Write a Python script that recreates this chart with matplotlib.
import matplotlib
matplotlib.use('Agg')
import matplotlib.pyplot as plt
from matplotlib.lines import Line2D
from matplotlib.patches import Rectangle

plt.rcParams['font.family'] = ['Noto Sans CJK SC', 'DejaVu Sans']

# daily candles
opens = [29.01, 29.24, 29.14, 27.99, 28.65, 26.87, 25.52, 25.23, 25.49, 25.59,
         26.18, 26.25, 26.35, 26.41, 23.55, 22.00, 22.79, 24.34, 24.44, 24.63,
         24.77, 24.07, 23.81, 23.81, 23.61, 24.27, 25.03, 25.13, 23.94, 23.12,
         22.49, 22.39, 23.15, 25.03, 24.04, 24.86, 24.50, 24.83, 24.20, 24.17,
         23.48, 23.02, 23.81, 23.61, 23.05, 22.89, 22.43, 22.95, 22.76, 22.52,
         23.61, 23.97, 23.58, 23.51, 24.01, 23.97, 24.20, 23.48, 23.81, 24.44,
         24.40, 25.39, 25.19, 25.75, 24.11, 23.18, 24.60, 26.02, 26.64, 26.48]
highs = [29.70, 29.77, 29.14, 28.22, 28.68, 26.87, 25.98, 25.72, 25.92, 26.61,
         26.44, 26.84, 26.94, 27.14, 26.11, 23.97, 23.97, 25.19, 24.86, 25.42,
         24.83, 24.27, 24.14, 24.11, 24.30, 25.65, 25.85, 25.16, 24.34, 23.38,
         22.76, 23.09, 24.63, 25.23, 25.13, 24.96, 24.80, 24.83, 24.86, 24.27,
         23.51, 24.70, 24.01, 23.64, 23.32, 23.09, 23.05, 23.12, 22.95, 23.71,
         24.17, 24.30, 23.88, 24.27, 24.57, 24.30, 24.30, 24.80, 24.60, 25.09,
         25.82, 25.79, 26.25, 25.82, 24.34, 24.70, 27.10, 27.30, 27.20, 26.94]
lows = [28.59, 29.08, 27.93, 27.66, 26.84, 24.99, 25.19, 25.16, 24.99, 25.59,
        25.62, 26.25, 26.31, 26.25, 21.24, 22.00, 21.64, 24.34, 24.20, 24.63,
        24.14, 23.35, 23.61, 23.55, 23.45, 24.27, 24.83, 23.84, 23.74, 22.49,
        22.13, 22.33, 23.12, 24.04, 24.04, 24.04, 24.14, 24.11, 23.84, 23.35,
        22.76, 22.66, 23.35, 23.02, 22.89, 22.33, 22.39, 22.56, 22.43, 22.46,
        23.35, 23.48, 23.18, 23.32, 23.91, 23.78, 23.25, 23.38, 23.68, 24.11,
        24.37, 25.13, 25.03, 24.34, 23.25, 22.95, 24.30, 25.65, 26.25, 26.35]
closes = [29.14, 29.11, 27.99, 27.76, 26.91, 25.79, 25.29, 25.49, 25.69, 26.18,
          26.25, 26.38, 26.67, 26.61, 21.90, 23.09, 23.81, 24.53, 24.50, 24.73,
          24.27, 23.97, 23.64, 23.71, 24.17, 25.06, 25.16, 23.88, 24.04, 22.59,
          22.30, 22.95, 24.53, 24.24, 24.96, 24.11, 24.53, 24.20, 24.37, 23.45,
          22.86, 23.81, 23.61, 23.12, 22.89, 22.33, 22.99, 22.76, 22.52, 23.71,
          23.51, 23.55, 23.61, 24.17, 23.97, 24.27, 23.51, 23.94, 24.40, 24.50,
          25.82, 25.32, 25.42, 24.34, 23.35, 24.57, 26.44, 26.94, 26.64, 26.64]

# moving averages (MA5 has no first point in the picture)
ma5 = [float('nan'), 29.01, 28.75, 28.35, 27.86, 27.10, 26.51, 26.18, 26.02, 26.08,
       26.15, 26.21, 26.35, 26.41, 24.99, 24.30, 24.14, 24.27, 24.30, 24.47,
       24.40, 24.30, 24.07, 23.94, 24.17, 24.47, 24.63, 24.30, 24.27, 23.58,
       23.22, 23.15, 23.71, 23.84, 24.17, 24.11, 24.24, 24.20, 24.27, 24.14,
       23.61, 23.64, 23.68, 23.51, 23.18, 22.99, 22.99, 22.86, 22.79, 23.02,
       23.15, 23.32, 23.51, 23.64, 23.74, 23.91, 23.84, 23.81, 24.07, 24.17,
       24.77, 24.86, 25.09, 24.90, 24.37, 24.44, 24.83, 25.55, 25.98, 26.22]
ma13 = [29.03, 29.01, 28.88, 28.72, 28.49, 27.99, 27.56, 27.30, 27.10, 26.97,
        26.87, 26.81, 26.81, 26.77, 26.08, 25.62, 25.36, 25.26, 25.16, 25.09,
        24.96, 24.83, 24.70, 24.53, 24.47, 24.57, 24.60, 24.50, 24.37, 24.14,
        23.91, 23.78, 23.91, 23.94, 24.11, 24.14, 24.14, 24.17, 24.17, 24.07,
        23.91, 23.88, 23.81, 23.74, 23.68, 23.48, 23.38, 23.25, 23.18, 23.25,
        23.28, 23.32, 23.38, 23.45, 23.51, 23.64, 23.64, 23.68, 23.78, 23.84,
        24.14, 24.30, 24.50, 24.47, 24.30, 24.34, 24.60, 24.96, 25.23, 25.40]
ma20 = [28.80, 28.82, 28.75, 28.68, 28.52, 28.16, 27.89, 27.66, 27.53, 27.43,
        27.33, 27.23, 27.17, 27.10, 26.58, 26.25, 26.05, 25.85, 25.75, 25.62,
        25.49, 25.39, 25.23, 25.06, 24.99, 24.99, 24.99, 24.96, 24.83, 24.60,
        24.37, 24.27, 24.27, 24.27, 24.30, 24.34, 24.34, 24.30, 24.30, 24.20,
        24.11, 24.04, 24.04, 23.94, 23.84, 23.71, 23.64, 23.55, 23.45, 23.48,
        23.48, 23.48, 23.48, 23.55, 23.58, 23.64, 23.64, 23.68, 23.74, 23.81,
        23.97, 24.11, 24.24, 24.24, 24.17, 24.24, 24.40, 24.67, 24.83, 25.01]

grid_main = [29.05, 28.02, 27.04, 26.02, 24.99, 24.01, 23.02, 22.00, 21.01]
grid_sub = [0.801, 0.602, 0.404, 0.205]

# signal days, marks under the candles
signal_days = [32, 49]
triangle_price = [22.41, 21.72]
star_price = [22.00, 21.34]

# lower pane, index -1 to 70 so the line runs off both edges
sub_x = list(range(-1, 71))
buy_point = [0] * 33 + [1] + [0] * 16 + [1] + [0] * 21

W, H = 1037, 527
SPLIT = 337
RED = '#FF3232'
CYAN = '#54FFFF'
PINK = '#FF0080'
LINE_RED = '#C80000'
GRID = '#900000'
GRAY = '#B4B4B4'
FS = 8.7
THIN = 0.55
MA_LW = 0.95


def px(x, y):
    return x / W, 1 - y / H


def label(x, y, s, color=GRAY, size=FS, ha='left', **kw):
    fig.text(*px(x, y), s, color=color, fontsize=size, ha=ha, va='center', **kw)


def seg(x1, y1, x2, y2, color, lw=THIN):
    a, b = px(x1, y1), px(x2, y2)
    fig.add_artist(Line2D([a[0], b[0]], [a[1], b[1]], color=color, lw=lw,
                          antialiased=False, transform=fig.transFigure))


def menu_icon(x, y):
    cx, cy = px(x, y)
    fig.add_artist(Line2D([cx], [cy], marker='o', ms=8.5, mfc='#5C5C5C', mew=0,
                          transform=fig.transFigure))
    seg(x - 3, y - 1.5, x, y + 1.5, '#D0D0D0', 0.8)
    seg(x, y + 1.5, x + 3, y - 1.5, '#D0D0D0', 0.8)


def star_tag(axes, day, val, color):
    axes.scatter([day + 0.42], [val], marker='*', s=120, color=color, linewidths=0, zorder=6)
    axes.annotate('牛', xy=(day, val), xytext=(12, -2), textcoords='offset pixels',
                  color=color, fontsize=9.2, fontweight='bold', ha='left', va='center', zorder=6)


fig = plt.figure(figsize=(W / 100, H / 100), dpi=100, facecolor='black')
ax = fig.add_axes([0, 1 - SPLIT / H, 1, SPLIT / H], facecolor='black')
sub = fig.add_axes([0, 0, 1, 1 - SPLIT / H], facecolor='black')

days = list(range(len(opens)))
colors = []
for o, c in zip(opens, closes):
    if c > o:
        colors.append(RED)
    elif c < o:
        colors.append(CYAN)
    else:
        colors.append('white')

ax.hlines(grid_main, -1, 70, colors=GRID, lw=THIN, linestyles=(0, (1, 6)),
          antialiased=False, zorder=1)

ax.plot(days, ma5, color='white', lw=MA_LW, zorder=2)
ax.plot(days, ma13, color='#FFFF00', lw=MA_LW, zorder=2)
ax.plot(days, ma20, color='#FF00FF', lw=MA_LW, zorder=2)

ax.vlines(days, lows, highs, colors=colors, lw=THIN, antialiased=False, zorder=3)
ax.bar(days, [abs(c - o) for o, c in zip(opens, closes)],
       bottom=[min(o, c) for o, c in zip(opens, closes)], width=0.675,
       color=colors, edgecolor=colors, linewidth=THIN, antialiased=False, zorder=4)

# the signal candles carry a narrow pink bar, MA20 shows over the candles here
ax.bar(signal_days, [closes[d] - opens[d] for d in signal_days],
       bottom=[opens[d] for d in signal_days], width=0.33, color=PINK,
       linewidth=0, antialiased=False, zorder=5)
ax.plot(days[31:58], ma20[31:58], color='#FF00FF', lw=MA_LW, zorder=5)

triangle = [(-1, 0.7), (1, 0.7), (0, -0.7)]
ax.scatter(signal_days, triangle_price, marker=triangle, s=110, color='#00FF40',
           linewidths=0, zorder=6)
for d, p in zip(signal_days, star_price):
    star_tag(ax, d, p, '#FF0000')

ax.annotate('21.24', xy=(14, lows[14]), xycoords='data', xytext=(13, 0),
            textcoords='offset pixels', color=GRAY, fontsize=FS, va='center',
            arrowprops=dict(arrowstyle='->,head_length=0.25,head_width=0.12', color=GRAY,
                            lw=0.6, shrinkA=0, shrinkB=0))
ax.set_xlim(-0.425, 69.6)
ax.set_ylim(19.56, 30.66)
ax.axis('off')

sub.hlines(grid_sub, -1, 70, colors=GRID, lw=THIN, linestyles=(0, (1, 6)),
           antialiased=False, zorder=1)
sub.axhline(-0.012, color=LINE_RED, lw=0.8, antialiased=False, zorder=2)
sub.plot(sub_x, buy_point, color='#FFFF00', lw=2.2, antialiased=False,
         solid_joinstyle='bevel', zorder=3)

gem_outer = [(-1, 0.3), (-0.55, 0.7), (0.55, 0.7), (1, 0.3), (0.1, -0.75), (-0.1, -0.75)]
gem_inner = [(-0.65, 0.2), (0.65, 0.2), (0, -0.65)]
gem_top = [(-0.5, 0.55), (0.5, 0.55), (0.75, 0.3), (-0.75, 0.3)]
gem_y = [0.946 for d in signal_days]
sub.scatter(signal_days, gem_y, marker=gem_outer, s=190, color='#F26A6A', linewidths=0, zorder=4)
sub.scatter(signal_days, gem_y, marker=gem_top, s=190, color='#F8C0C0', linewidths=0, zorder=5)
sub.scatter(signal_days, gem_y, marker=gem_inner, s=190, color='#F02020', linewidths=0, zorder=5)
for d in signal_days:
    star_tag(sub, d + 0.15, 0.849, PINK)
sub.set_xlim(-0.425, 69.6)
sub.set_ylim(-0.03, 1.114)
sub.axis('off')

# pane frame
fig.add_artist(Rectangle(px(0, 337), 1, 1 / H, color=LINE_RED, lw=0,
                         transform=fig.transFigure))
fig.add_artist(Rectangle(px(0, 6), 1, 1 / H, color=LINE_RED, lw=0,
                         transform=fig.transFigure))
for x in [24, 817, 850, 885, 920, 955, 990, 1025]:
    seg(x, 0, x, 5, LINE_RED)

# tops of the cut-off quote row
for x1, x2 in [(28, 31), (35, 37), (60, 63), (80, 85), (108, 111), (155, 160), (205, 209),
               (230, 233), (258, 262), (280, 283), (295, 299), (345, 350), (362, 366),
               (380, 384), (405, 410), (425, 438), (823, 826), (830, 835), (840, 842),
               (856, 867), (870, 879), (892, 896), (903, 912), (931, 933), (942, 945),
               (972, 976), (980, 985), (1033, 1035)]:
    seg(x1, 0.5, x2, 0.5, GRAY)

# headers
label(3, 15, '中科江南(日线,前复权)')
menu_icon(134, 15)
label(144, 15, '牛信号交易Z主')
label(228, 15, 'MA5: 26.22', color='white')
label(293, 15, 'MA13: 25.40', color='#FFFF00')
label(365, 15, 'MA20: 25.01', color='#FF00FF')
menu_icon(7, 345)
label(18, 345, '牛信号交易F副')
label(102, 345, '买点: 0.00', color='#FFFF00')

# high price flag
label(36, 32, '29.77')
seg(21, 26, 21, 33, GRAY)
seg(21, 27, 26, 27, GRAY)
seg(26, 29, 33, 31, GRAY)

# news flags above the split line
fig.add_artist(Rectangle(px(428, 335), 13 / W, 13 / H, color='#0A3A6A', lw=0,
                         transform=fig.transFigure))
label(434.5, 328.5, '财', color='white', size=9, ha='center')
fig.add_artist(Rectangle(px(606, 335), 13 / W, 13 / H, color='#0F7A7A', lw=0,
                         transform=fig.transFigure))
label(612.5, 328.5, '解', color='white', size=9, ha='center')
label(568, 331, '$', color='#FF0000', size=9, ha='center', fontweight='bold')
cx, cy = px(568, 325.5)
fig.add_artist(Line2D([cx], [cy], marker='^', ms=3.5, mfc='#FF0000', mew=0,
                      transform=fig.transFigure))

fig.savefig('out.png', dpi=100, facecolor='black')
§
▶ **What this task involves**: From the first line of the data through the line with "plt.rcParams['font.family'] = ['Noto", quote each line exactly and add nothing else.

▶ **Written answer**:
Write a Python script that recreates this chart with matplotlib.
import matplotlib
matplotlib.use('Agg')
import matplotlib.pyplot as plt
from matplotlib.lines import Line2D
from matplotlib.patches import Rectangle

plt.rcParams['font.family'] = ['Noto Sans CJK SC', 'DejaVu Sans']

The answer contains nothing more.